Page 331 - Law and the Media
P. 331
Law and the Media
Predictably, defamation actions that involve commercial entities as the pursuer have yielded
the highest awards. In Capital Life v Sunday Mail (1979) the Capital Life Assurance
Company was awarded £327 000 excluding interest and ‘expenses’, in other words costs, in
respect of a defamatory statement that they had engaged in unlawful business practices.

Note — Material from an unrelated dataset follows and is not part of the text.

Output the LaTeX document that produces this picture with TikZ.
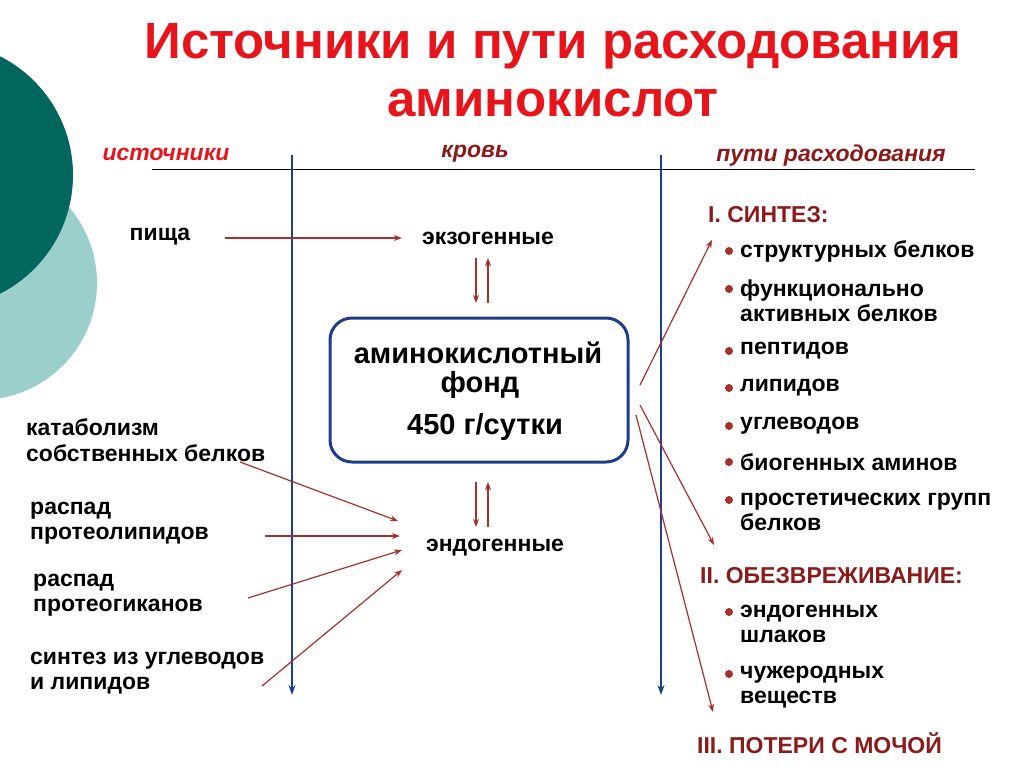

However, even without such features awards have been increasing at what is a worrying rate
for the media. In Baigent v BBC (1999) a total award of £186 000 was made to five family
members who ran a nursing home in Lanarkshire in the wake of a documentary saying that
the elderly residents were poorly treated. In Wray v Associated Newspapers and Another
(2000) the MP Jimmy Wray was awarded damages of £60 000 after a newspaper reported his
former wife’s claims that he had physically abused her. The judge conceded that the figure
chosen was ‘instinctive’. In contrast, Anton Gecas unsuccessfully sued Scottish Television in
1992 in respect of a programme that alleged he was involved with the death squad
extermination of Jewish civilians. The court said that if it had found in Gecas’s favour it
would have awarded £20 000 in respect of the allegations.

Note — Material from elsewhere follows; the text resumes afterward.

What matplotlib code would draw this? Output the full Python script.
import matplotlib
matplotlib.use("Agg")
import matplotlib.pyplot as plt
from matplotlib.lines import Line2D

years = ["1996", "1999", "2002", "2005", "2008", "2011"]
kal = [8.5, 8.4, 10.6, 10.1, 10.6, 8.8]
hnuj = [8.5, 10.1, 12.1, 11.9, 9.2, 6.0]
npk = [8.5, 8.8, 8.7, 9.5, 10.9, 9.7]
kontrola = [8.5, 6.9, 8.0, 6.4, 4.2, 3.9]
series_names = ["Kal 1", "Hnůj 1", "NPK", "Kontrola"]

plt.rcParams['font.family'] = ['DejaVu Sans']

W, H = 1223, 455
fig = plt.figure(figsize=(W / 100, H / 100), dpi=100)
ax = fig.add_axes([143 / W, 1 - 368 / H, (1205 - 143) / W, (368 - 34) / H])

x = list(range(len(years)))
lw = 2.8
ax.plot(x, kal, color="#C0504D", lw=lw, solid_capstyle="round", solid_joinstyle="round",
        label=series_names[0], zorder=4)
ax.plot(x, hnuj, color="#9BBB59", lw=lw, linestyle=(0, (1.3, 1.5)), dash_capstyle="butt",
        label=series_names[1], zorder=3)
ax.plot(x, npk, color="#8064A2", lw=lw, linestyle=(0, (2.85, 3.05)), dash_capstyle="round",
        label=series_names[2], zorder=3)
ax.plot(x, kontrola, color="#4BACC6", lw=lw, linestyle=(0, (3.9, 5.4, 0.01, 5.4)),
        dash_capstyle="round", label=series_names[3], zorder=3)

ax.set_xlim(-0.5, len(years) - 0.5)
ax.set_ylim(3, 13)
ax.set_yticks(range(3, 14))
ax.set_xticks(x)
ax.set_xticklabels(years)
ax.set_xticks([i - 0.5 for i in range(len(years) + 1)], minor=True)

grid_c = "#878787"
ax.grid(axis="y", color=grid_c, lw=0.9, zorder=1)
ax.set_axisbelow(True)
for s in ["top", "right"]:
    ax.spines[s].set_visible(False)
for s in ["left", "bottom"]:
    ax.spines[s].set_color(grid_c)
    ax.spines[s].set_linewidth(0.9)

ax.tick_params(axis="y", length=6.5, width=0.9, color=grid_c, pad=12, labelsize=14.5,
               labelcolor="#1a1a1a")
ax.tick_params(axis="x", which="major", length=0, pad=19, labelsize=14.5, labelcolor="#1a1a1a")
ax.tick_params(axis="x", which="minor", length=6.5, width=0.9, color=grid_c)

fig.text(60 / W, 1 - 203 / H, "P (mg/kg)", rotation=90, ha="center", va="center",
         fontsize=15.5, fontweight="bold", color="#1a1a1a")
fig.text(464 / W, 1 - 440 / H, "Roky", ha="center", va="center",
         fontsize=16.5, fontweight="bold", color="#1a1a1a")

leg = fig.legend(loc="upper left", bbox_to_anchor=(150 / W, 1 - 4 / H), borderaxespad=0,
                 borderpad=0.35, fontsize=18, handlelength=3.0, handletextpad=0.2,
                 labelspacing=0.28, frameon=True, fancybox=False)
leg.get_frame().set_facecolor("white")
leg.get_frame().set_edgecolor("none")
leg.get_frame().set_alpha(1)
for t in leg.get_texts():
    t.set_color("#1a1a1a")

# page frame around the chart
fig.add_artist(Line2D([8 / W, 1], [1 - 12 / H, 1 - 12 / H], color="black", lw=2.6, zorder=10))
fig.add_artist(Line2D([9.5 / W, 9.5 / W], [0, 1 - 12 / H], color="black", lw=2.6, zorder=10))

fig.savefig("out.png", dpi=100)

Awards of damages at these levels, whether granted by judge or jury, have proved resistant
to appeal.
20.3 Reporting restrictions
20.3.1 Defamation
Since the introduction of the Defamation Act 1996, fair and accurate contemporaneous
reporting of a public court of justice in Scotland is granted absolute privilege for the purposes
of defamation actions.
Such reports need not be full:
There is no duty on a reporter in a report of a law suit to make his report
exhaustive, it is . . . sufficient if the reporter gives the result of the litigation truly
and correctly.
(Duncan v Associated Newspapers (1929))
However, the report must give equal prominence to both sides (Wright and Greig v Outram
(1890)).
The publisher has the onus of proof as to whether the report is fair and accurate (Hope v
Outram (1909)).
In Cunningham v Scotsman Publications (1987) the court held that privilege applies to
documents ‘referred to and founded upon before the court with a view to advancing a
submission which is being made’, even if the whole document is not read.